→ **RECORDED DATA**:
- - -
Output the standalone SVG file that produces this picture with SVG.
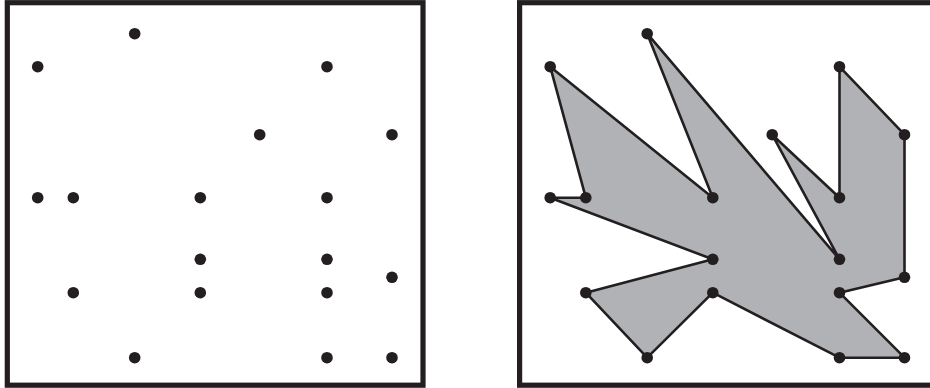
<svg xmlns="http://www.w3.org/2000/svg" width="930" height="388" viewBox="0 0 930 388">
<defs>
<style>
.frame{fill:#fff;stroke:#231f20;stroke-width:5.2}
.dot{fill:#231f20}
.shape{fill:#b1b2b5;stroke:#231f20;stroke-width:2.6;stroke-linejoin:round}
</style>
<circle id="d" r="5.8" class="dot"/>
</defs>
<rect width="930" height="388" fill="#fff"/>
<g id="left-panel">
<rect class="frame" x="7.3" y="2.7" width="415.7" height="382.5"/>
<g id="left-points">
<use href="#d" x="134.7" y="33.7"/>
<use href="#d" x="37.7" y="66.7"/>
<use href="#d" x="327" y="66.7"/>
<use href="#d" x="259.7" y="134.7"/>
<use href="#d" x="392" y="134.7"/>
<use href="#d" x="37.7" y="197.7"/>
<use href="#d" x="73.3" y="197.7"/>
<use href="#d" x="200.3" y="197.7"/>
<use href="#d" x="327" y="197.7"/>
<use href="#d" x="200.3" y="259.3"/>
<use href="#d" x="327" y="259.3"/>
<use href="#d" x="392" y="277.3"/>
<use href="#d" x="73.3" y="292.7"/>
<use href="#d" x="200.3" y="292.7"/>
<use href="#d" x="327" y="292.7"/>
<use href="#d" x="134.7" y="357.7"/>
<use href="#d" x="327" y="357.7"/>
<use href="#d" x="392" y="357.7"/>
</g>
</g>
<g id="right-panel">
<rect class="frame" x="519.6" y="2.7" width="415.7" height="382.5"/>
<g id="connectors">
<polygon class="shape" points="550.2,66.7 585.8,197.7 550.2,197.7 712.8,259.3 585.8,292.7 647.2,357.7 712.8,292.7 839.5,357.7 904.5,357.7 839.5,292.7 904.5,277.3 904.5,134.7 839.5,66.7 839.5,197.7 772.2,134.7 839.5,259.3 647.2,33.7 712.8,197.7"/>
</g>
<g id="right-points">
<use href="#d" x="647.2" y="33.7"/>
<use href="#d" x="550.2" y="66.7"/>
<use href="#d" x="839.5" y="66.7"/>
<use href="#d" x="772.2" y="134.7"/>
<use href="#d" x="904.5" y="134.7"/>
<use href="#d" x="550.2" y="197.7"/>
<use href="#d" x="585.8" y="197.7"/>
<use href="#d" x="712.8" y="197.7"/>
<use href="#d" x="839.5" y="197.7"/>
<use href="#d" x="712.8" y="259.3"/>
<use href="#d" x="839.5" y="259.3"/>
<use href="#d" x="904.5" y="277.3"/>
<use href="#d" x="585.8" y="292.7"/>
<use href="#d" x="712.8" y="292.7"/>
<use href="#d" x="839.5" y="292.7"/>
<use href="#d" x="647.2" y="357.7"/>
<use href="#d" x="839.5" y="357.7"/>
<use href="#d" x="904.5" y="357.7"/>
</g>
</g>
</svg>
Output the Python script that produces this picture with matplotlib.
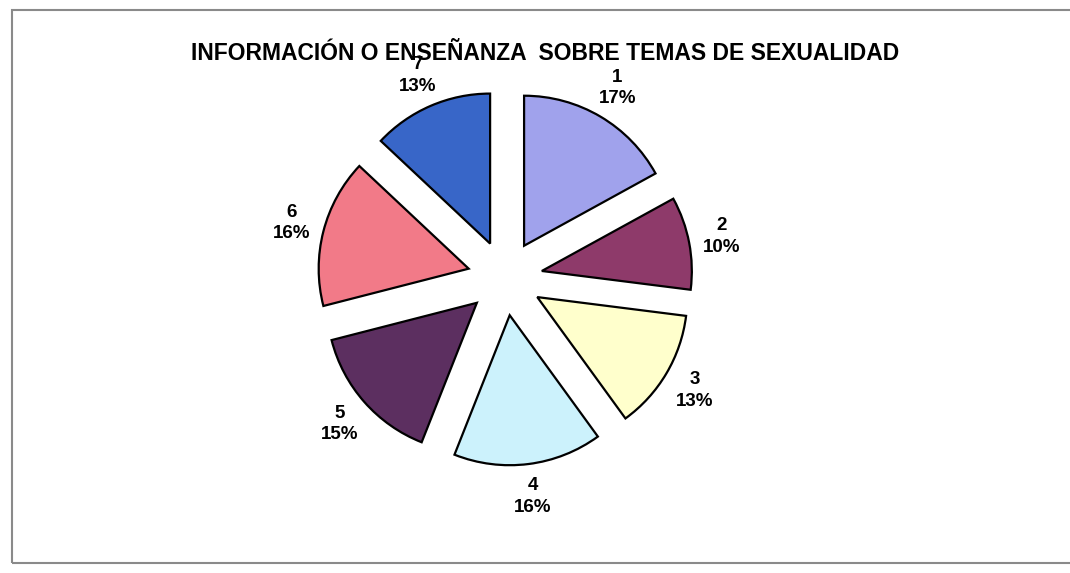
import matplotlib.pyplot as plt
from matplotlib.patches import Rectangle

# Datos del gráfico
categorias = ["1", "2", "3", "4", "5", "6", "7"]
porcentajes = [17, 10, 13, 16, 15, 16, 13]
colores = ["#A0A2EC", "#8E3A6A", "#FFFFCC", "#CCF2FC", "#5C2F60", "#F27A88", "#3866C8"]
titulo = "INFORMACIÓN O ENSEÑANZA  SOBRE TEMAS DE SEXUALIDAD"

W, H = 1070, 573
R = 150.0          # radio en pixeles
cx, cy = 505, 278  # centro en pixeles (desde arriba)

fig = plt.figure(figsize=(W / 100, H / 100), dpi=100)
plt.rcParams['font.family'] = ['Liberation Sans', 'DejaVu Sans']

# Marco gris
fig.patches.append(Rectangle((12 / W, 1 - 563 / H), 1.1, (563 - 10) / H,
                             transform=fig.transFigure, fill=False,
                             edgecolor="#8a8a8a", linewidth=1.5))

ax = fig.add_axes([0, 0, 1, 1])

etiquetas = [f"{c}\n{p}%" for c, p in zip(categorias, porcentajes)]
ax.pie(porcentajes, labels=etiquetas, colors=colores, startangle=90,
       counterclock=False, explode=[0.25] * len(porcentajes),
       labeldistance=1.22, radius=1,
       wedgeprops=dict(edgecolor="black", linewidth=1.6),
       textprops=dict(ha="center", va="center", fontsize=13.5,
                      fontweight="bold", linespacing=1.35))

# el pie cambia los limites, se fijan despues
ax.set_aspect("auto")
ax.set_xlim(-cx / R, (W - cx) / R)
ax.set_ylim(-(H - cy) / R, cy / R)
ax.set_axis_off()

fig.text(545 / W, 1 - 53 / H, titulo, ha="center", va="center",
         fontsize=16.5, fontweight="bold")

fig.savefig("out.png", dpi=100)
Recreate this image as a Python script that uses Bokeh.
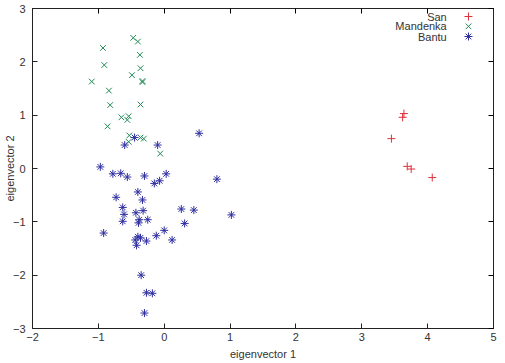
from bokeh.plotting import figure
from bokeh.models import LinearAxis, Label, FixedTicker
from bokeh.embed import file_html
from bokeh.resources import INLINE

# First two eigenvectors of the genotype PCA, per population
san_x = [3.45, 3.62, 3.64, 3.69, 3.75, 4.07]
san_y = [0.56, 0.96, 1.03, 0.04, -0.01, -0.17]

mandenka_x = [-0.47, -0.40, -0.93, -0.37, -0.91, -0.36, -0.49, -0.33, -0.33, -1.10,
              -0.84, -0.82, -0.36, -0.65, -0.54, -0.56, -0.86, -0.53, -0.36, -0.31,
              -0.54, -0.06]
mandenka_y = [2.45, 2.38, 2.26, 2.13, 1.94, 1.88, 1.75, 1.64, 1.62, 1.63,
              1.46, 1.19, 1.20, 0.96, 0.98, 0.91, 0.79, 0.62, 0.58, 0.56,
              0.50, 0.28]

bantu_x = [-0.45, -0.60, -0.10, 0.53, -0.97, -0.78, -0.66, -0.56, -0.30, 0.03,
           -0.15, -0.07, 0.80, -0.40, -0.73, -0.33, -0.63, 0.26, 0.45, -0.32,
           -0.43, -0.61, 1.02, -0.38, -0.25, -0.63, -0.39, 0.31, -0.92, 0.00,
           -0.12, 0.12, -0.40, -0.44, -0.27, -0.42, -0.36, -0.35, -0.27, -0.18,
           -0.30]
bantu_y = [0.58, 0.44, 0.44, 0.66, 0.03, -0.10, -0.09, -0.16, -0.14, -0.10,
           -0.28, -0.23, -0.20, -0.44, -0.54, -0.59, -0.73, -0.76, -0.78, -0.79,
           -0.83, -0.86, -0.87, -0.96, -0.96, -0.99, -1.02, -1.03, -1.21, -1.16,
           -1.26, -1.34, -1.28, -1.34, -1.36, -1.44, -1.30, -2.00, -2.33, -2.34,
           -2.71]

x_ticks = [-2, -1, 0, 1, 2, 3, 4, 5]
y_ticks = [-3, -2, -1, 0, 1, 2, 3]

legend_names = ["San", "Mandenka", "Bantu"]
RED, GREEN, BLUE = "#e0303a", "#1f8a55", "#2f2fa0"
TXT = "#333333"
FONT = "Liberation Sans"

p = figure(width=505, height=363, x_range=(-2, 5), y_range=(-3, 3),
           frame_width=461, frame_height=320,
           output_backend="svg", toolbar_location=None,
           min_border_left=32, min_border_right=12,
           min_border_top=8, min_border_bottom=35)
p.grid.visible = False
p.outline_line_color = "#222222"
p.outline_line_width = 1
p.background_fill_color = "white"
p.border_fill_color = "white"

p.xaxis.ticker = FixedTicker(ticks=x_ticks)
p.yaxis.ticker = FixedTicker(ticks=y_ticks)
p.xaxis.axis_label = "eigenvector 1"
p.yaxis.axis_label = "eigenvector 2"

for ax in p.xaxis + p.yaxis:
    ax.axis_line_color = "#222222"
    ax.major_tick_in = 5
    ax.major_tick_out = 0
    ax.minor_tick_line_color = None
    ax.major_tick_line_color = "#222222"
    ax.major_label_text_font = FONT
    ax.major_label_text_font_size = "11px"
    ax.major_label_text_color = TXT
    ax.axis_label_text_font = FONT
    ax.axis_label_text_font_size = "11px"
    ax.axis_label_text_font_style = "normal"
    ax.axis_label_text_color = TXT
    ax.major_label_standoff = 4
    ax.axis_label_standoff = 4
p.yaxis.major_label_standoff = 7
p.yaxis.axis_label_standoff = -6

# mirrored tick marks on the top and right borders
top = LinearAxis(ticker=FixedTicker(ticks=x_ticks), major_label_text_font_size="0px",
                 major_tick_in=5, major_tick_out=0, minor_tick_line_color=None,
                 major_label_standoff=0, axis_line_color="#222222")
right = LinearAxis(ticker=FixedTicker(ticks=y_ticks), major_label_text_font_size="0px",
                   major_tick_in=5, major_tick_out=0, minor_tick_line_color=None,
                   major_label_standoff=0, axis_line_color="#222222")
top.major_label_overrides = {t: "" for t in x_ticks}
right.major_label_overrides = {t: "" for t in y_ticks}
p.add_layout(top, "above")
p.add_layout(right, "right")

p.scatter(san_x, san_y, marker="cross", size=8, line_color=RED, line_width=1)
p.scatter(mandenka_x, mandenka_y, marker="x", size=8, line_color=GREEN, line_width=1)
p.scatter(bantu_x, bantu_y, marker="asterisk", size=8, line_color=BLUE, line_width=1)

# key in the upper right corner: right-aligned names followed by the marker
key_text_x = 4.29
key_mark_x = 4.62
key_y = [2.85, 2.665, 2.475]
for name, ky in zip(legend_names, key_y):
    p.add_layout(Label(x=key_text_x, y=ky, text=name, text_align="right",
                       text_baseline="middle", text_font=FONT,
                       text_font_size="11px", text_color=TXT))
p.scatter([key_mark_x], [key_y[0]], marker="cross", size=8, line_color=RED)
p.scatter([key_mark_x], [key_y[1]], marker="x", size=8, line_color=GREEN)
p.scatter([key_mark_x], [key_y[2]], marker="asterisk", size=8, line_color=BLUE)

open("out.html", "w").write(file_html(p, INLINE))
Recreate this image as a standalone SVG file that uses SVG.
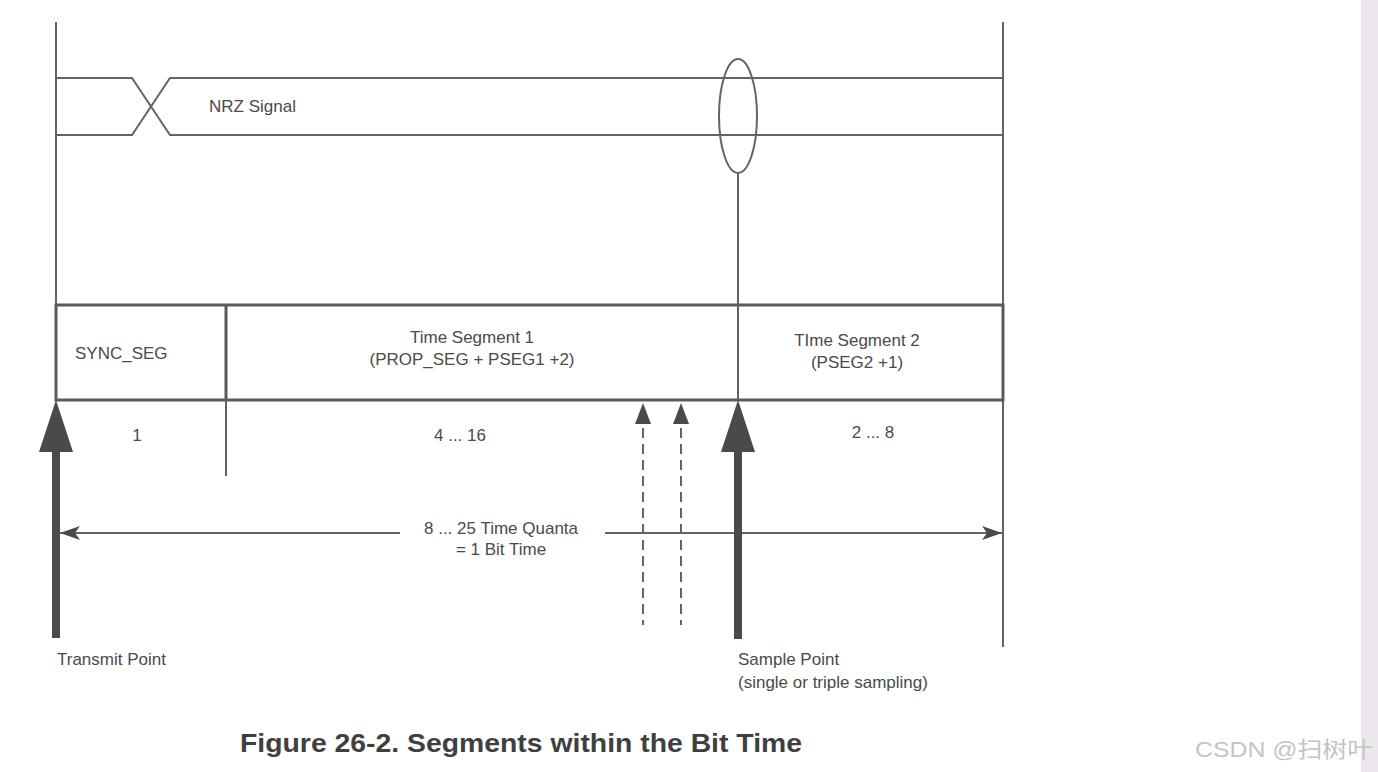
- - -
→ **TO BE DONE**: Everything from the line with "Recreate this image as a Python" down to the line with "san_y = [0.56, 0.96, 1.03, 0.04, -0.01, -0.17]" in the data above should be copied exactly, with both end lines kept and the pictures left out.

→ **TASK SOLUTION**:
Recreate this image as a Python script that uses Bokeh.
from bokeh.plotting import figure
from bokeh.models import LinearAxis, Label, FixedTicker
from bokeh.embed import file_html
from bokeh.resources import INLINE

# First two eigenvectors of the genotype PCA, per population
san_x = [3.45, 3.62, 3.64, 3.69, 3.75, 4.07]
san_y = [0.56, 0.96, 1.03, 0.04, -0.01, -0.17]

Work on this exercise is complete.